#### [STORED RECORDS]
+++

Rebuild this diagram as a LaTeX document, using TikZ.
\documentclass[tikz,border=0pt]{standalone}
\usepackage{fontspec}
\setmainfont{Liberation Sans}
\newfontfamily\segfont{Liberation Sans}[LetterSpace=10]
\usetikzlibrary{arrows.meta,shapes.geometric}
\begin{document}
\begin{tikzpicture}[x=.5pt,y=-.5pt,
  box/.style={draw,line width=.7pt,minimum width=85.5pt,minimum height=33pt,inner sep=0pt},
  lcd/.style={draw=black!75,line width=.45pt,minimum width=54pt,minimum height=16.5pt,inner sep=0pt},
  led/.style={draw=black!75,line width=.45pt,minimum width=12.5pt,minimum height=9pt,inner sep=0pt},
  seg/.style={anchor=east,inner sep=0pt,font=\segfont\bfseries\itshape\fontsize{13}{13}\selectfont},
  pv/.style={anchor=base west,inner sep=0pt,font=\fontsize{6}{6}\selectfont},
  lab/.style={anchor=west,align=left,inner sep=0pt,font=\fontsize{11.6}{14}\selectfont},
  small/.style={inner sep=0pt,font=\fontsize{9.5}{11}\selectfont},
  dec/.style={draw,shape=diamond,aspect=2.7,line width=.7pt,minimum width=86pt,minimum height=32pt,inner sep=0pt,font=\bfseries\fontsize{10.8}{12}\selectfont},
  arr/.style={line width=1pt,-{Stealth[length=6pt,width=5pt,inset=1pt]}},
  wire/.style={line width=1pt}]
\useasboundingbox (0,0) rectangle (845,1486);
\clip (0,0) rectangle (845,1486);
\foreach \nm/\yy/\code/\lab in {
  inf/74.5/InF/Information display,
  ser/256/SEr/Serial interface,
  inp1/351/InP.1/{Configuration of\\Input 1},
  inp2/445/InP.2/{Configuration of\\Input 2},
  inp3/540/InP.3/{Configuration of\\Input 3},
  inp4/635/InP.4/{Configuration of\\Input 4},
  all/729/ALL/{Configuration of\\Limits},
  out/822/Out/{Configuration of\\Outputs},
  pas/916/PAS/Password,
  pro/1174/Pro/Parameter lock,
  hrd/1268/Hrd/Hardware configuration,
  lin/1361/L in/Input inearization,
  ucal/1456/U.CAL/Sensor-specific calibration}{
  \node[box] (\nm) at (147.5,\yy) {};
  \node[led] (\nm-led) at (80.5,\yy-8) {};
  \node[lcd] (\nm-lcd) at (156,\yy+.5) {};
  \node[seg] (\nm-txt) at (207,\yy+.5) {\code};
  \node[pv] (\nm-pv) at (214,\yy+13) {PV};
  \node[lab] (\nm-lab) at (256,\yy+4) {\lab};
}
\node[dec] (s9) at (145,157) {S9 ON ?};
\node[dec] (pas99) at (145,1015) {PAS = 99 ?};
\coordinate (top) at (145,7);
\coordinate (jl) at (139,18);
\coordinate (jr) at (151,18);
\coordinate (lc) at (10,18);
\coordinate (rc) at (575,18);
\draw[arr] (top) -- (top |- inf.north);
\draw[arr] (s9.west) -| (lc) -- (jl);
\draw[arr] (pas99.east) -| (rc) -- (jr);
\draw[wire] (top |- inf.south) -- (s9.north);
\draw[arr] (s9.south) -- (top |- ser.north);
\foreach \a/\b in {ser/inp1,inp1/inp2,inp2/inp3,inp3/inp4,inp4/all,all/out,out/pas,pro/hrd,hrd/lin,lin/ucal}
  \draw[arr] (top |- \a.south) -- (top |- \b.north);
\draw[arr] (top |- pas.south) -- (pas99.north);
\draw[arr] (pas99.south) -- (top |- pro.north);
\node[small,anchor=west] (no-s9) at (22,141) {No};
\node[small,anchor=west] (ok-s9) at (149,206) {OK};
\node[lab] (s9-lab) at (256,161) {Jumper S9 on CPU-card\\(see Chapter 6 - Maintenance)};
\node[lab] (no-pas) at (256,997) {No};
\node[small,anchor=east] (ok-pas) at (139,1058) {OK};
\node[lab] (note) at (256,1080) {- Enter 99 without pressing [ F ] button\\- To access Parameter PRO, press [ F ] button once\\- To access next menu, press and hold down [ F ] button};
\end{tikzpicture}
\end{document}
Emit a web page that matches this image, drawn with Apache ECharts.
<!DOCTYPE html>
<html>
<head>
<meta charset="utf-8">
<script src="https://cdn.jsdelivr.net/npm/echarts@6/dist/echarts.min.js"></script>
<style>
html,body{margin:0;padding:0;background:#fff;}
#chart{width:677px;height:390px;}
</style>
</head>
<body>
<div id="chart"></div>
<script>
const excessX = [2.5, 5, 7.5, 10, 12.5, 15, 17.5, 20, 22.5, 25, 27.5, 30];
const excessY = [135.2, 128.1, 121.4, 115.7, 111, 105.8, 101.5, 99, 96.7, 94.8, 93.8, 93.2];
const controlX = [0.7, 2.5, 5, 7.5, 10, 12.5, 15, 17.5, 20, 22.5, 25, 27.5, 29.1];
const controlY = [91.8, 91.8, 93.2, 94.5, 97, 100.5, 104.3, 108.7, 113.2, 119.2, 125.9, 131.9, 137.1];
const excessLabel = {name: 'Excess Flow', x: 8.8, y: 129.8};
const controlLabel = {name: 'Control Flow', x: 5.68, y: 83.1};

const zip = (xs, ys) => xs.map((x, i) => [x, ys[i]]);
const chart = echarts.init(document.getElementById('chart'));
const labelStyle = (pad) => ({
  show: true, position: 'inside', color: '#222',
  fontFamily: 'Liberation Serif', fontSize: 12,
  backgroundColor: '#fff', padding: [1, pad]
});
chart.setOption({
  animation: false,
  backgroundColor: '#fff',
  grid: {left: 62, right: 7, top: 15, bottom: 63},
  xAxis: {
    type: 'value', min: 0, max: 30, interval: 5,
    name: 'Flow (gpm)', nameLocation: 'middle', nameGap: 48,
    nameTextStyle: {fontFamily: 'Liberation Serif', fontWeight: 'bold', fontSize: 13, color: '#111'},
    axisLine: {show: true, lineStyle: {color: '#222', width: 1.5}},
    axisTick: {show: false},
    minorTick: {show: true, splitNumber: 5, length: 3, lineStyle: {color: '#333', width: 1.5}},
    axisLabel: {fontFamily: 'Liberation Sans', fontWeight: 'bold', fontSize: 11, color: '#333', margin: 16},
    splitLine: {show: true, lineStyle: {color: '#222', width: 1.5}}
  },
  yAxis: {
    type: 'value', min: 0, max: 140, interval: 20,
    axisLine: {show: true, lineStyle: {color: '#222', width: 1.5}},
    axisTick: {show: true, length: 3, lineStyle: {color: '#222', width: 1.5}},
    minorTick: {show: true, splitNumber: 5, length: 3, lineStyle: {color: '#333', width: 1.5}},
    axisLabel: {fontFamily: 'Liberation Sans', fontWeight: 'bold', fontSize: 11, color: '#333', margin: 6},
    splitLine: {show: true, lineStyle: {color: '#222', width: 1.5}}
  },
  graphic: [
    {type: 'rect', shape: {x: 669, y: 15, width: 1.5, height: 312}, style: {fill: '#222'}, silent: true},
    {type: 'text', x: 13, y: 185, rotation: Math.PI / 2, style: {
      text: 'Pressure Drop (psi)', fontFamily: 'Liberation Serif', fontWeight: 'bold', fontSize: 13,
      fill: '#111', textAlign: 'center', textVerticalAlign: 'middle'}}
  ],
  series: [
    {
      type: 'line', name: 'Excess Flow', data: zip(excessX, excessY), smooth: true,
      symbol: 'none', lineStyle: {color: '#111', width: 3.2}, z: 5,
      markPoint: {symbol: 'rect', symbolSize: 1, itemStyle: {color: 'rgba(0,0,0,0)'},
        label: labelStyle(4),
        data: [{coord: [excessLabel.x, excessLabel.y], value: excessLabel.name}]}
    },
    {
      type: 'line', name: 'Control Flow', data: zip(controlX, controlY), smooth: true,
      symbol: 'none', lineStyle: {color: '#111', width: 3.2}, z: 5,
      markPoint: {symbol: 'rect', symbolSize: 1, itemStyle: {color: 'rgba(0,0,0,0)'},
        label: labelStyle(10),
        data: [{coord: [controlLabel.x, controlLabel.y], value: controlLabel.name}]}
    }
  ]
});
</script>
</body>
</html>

+++

Copy out every line from the material above in which the word "this" appears.

Rebuild this diagram as a LaTeX document, using TikZ.
Emit a web page that matches this image, drawn with Apache ECharts.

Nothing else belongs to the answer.